«Вы призвали меня в Москву… Когда я увидел эту грубо-животную жизнь, эти униженные существа, этих людей без верований, без бога, живущия лишь для того, чтобы копить деньги и откармливаться, как животные… когда я увидел все это, я погиб! Я видел себя обреченным на то, чтобы провести с этими людьми всю мою жизнь; я говорил себе: кто знает? Быть может, время, привычка приведут тебя к тому же результату, ты будешь вынужден спуститься к уровню этих людей, которых ты теперь презираешь; ты будешь валяться в грязи их общества, и ты станешь, как они, благонамеренным старым профессором, насыщенным деньгами, крестиками и всякою мерзостью! Тогда моим сердцем овладело глубокое отчаяние, неизлечимая тоска… Я замкнулся в одиночестве моей души, я избрал себе подругу столь же мрачную, столь же суровую, как я сам. — Этой подругою была ненависть! Да, я поклялся в ненависти вечной, непримиримой ко всему меня окружавшему!»

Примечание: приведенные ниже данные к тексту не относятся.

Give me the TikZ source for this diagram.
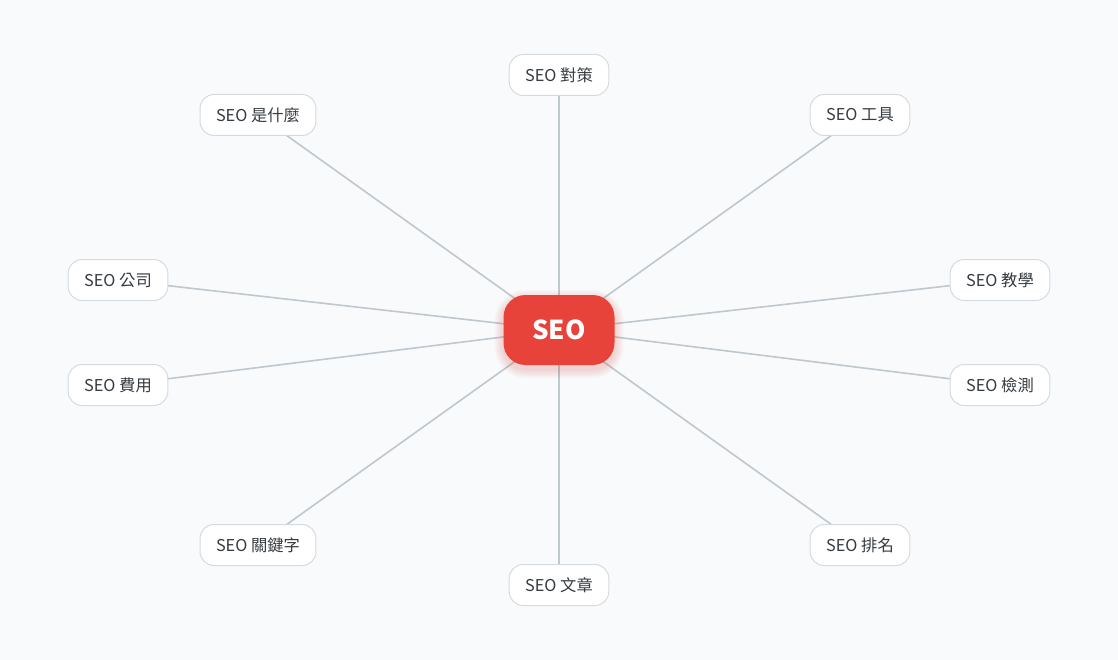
\documentclass[tikz,border=0pt]{standalone}
\usepackage{fontspec}
\setmainfont{Noto Sans CJK TC}
\usetikzlibrary{calc}
\pgfdeclarelayer{bg}
\pgfdeclarelayer{lines}
\pgfsetlayers{bg,lines,main}
\definecolor{bgc}{HTML}{F9FAFC}
\definecolor{redc}{HTML}{E8433A}
\definecolor{linec}{HTML}{BEC8CF}
\definecolor{borderc}{HTML}{D6DBE0}
\definecolor{textc}{HTML}{363B41}
\tikzset{
  leaf/.style={draw=borderc, line width=1pt, fill=white, rounded corners=14pt,
    minimum height=41pt, inner xsep=16pt, inner ysep=0pt, text=textc,
    font=\fontsize{16.3pt}{18pt}\selectfont},
  hub/.style={fill=redc, rounded corners=22pt, minimum width=111pt, minimum height=70pt,
    text=white, font=\fontsize{26pt}{28pt}\selectfont\bfseries, inner sep=0pt},
  spoke/.style={draw=linec, line width=1.6pt}
}
\begin{document}
\begin{tikzpicture}[x=1pt,y=-1pt]
\begin{pgfonlayer}{bg}
\fill[bgc] (0,0) rectangle (1118,660);
\end{pgfonlayer}
\useasboundingbox (0,0) rectangle (1118,660);
\coordinate (c) at (559,330);
\node[leaf] (n1) at (559,75) {SEO 對策};
\node[leaf] (n2) at (860,115) {SEO 工具};
\node[leaf] (n3) at (1000,280) {SEO 教學};
\node[leaf] (n4) at (1000,385) {SEO 檢測};
\node[leaf] (n5) at (860,545) {SEO 排名};
\node[leaf] (n6) at (559,585) {SEO 文章};
\node[leaf] (n7) at (258,545) {SEO 關鍵字};
\node[leaf] (n8) at (118,385) {SEO 費用};
\node[leaf] (n9) at (118,280) {SEO 公司};
\node[leaf] (n10) at (258,115) {SEO 是什麼};
\foreach \k in {1,...,9}{
  \fill[redc, opacity=0.022, rounded corners={22pt+\k pt}]
    ($(c)+(-55.5-\k,-35-\k+4)$) rectangle ($(c)+(55.5+\k,35+\k+4)$);
}
\node[hub] (hub) at (c) {SEO};
\begin{pgfonlayer}{lines}
\foreach \i in {1,...,10}{
  \draw[spoke] (hub.center) -- (n\i.center);
}
\end{pgfonlayer}
\end{tikzpicture}
\end{document}
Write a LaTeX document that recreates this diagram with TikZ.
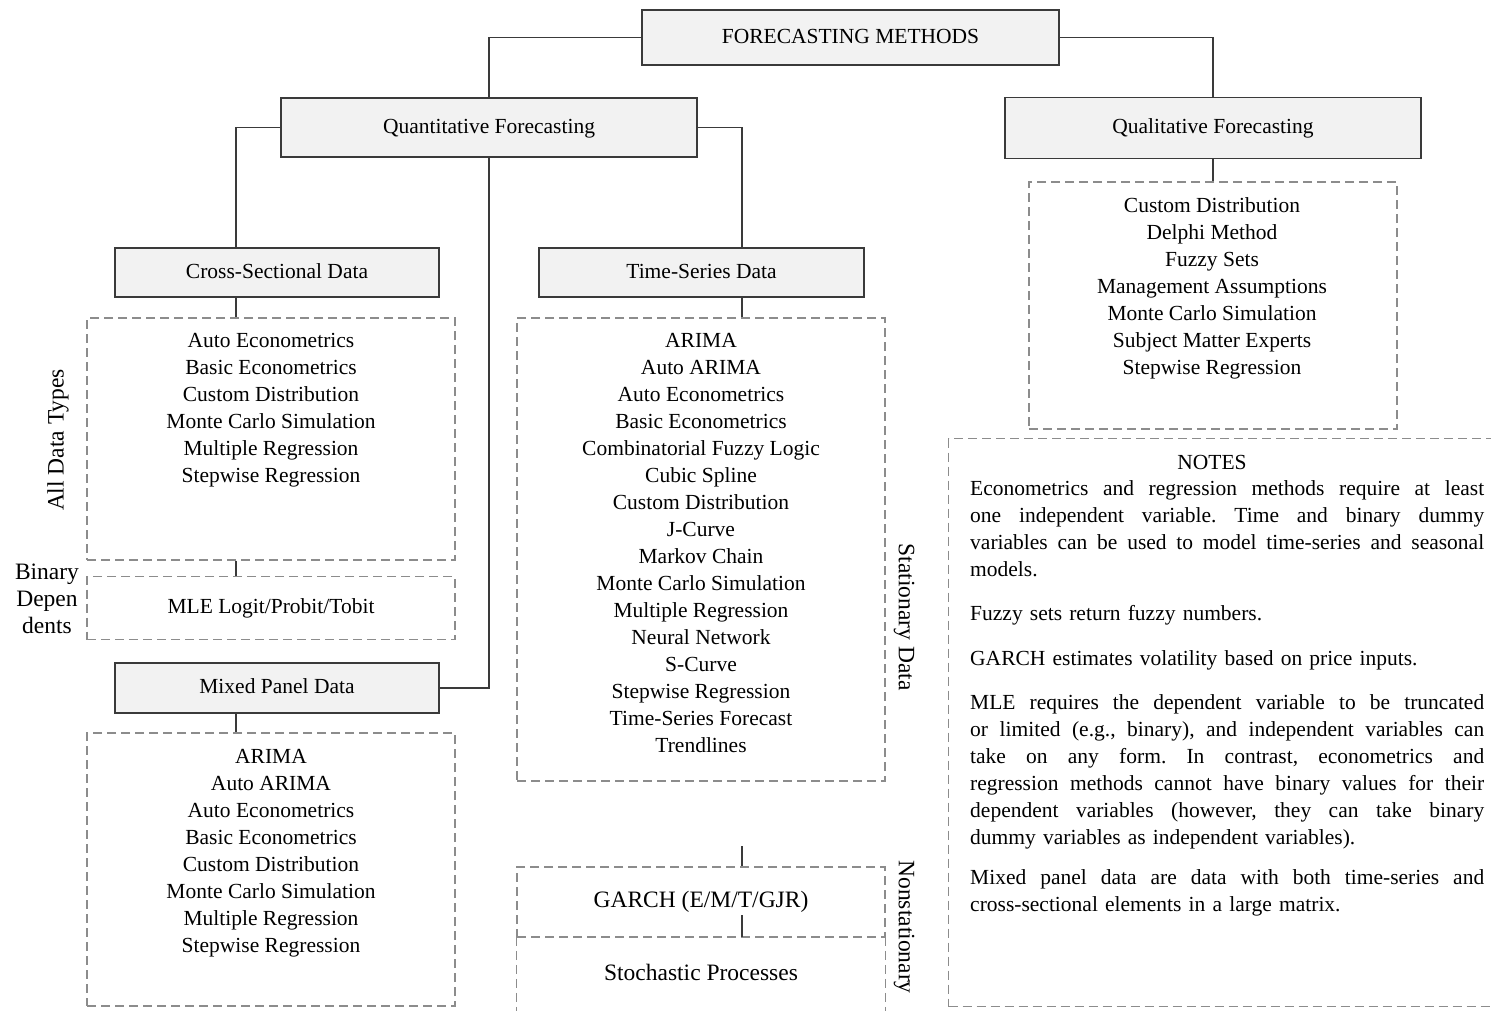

Печерин бежал из России с определенной целью примкнуть к европейскому революционному движению. В Лугано — первой цели Печерина за границей, — влекло его то, что это был центр итальянских эмигрантов — мадзинистов. В Брюссель — ибо там жил глава демократической польской эмиграции, Иоахим Лелевель. Он внимательно изучает Сен-Симона и относится, как к святыне, к книге, сыгравшей крупнейшую роль в развитии революционного и рабочего движения 30-х и начала 40-х гг. — к «Заговору равных» Филиппа Буонаротти, товарища Бабефа. Он переводит знаменитую книгу Штрауса «Жизнь Иисуса» и увлекается социалистическими романами Жорж Санд.
«Я пришел в Льеж — пишет Печерин — с запасом учения Бернацкого, потом приобрел коммунизм Бабефа, религию Сен-Симона, систему Фурье». В Швейцарии, вместе с итальянскими и польскими эмигрантами, он обдумывает план издания газеты и — по примеру всех утопистов того времени — мечтает об образовании коммунистической общины в Америке.
К сожалению, и эта часть записок Печерина написана в общем, усвоенном им для своих записок ироническом тоне.
Надо принять также во внимание, что эта часть записок писалась еще тогда, когда автор надеялся на появление их в русской печати, в связи с чем он, по-видимому, сознательно сжимал свой рассказ о сношениях с европейскими революционерами и особенно нажимал на их теневые стороны. Но и этот скупой на детали, сатирически стилизованный и односторонний рассказ очень любопытен картинками из жизни международной революционной среды середины 30-х гг. Печерин был первым русским, попавшим в эту среду, и на русском языке, кроме его рассказа, нет других следов этой среды и этой эпохи.